Interesting results. My Hi-beat runs pretty much the same way. If kept wound and worn during the day, then off the wrist and placed to rest at night, it comes pretty close to a "0" deviation. If I just keep it at "rest" but wind it fully / by hand and let it run at rest, it runs about -2 seconds slow per day.
I also owned an Omega 8500 (newer planet ocean in Ti and liquidmetal). It was scary consistent, but not as accurate as yours. Mine ran about +2.5 per day no matter what. It was a very good watch, with a great new caliber. My new Rolex Explorer II 42mm with their Rolex's newest movement runs pretty much the same. Consistent as all get out, at +2 seconds per day, again.....no matter what. Both the Rolex and the Omega use specialty materials for the balance springs, and employ free-sprung balances, so you are probably on to something there!
Seiko actually uses a special material for their hairsprings and mainsprings too, the spron alloy. Actually, Seiko uses a custom spron mainspring alloy on just the 9S85, so it gets a special material they don't debut on the other movements.
I'm not totally sure why Seiko, and Japan, are so fully dedicated to smooth balances. As far as I can tell, Citizen, Orient and Seiko have never made a free sprung watch, and obviously (at least with Seiko) it's not because the prices were so low. Historically, the free sprung balance was considered the best option if you could afford to adjust it, but there's an emerging trend towards smooth balances. Breitling surely had enough money to design any sort of movement they liked, and they chose to use a smooth balance on their new B01 (and Watchtime reports excellent performance). Nomos is also an extremely good performer who had the recent option (last 10 years that is) to go free sprung and decided to stay smooth. And of course, there's the elephant in the room, Zenith, which uses smooth balances on the legendary El Primero. So, based on what these respected movement makers are choosing, I think that they know something we don't and the regulated versus free sprung debate has a lot more to it than forumites think.

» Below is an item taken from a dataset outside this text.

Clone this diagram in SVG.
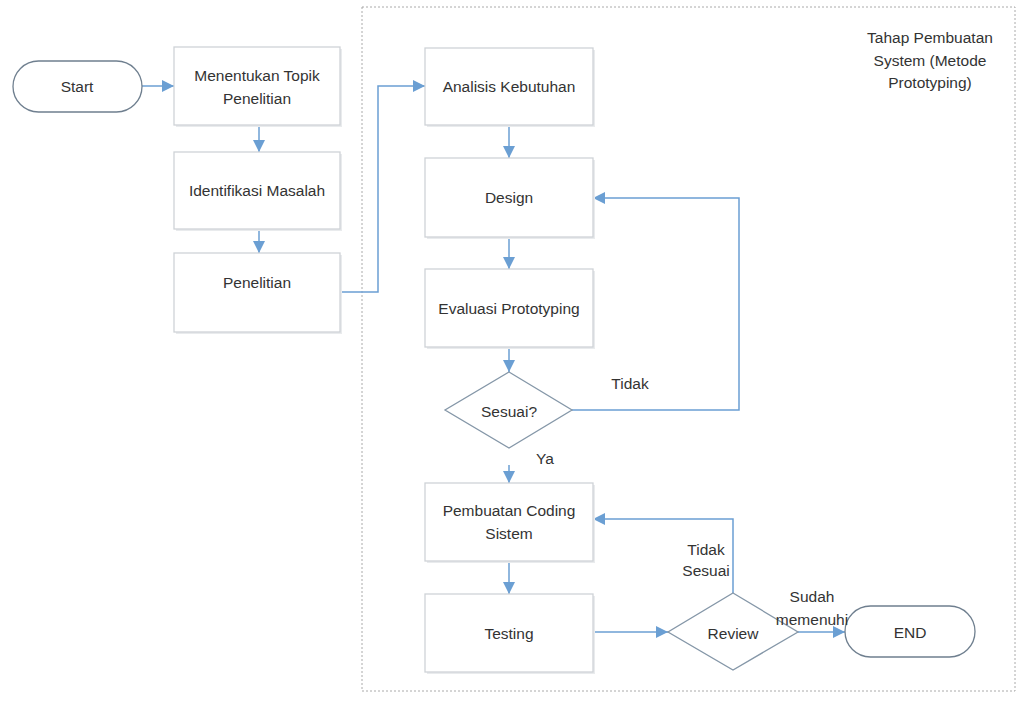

Also interesting is that virtually all modern high-beat movements use smooth balances. This may have to do with the increasing problem of air resistance at those speeds and the effect that the screws (or whatever they use) on an adjustable inertia balance might be interfering, or it may more simply be the result of them trying to avoid too much weight on the balance itself since the energy cost is much higher on a high-beat and thus it's avoided for efficiency reasons. It's hard to say. As far as I know, the Breguet XXII is the only current production high-beat that uses a free sprung balance:
But this watch is so expensive that it's difficult to apply their techniques, I imagine, to "cheap" watches between $5k and $8k like Hi-Beats and Zeniths. Note, for instance, the full silicon escapement wheel and pallet fork.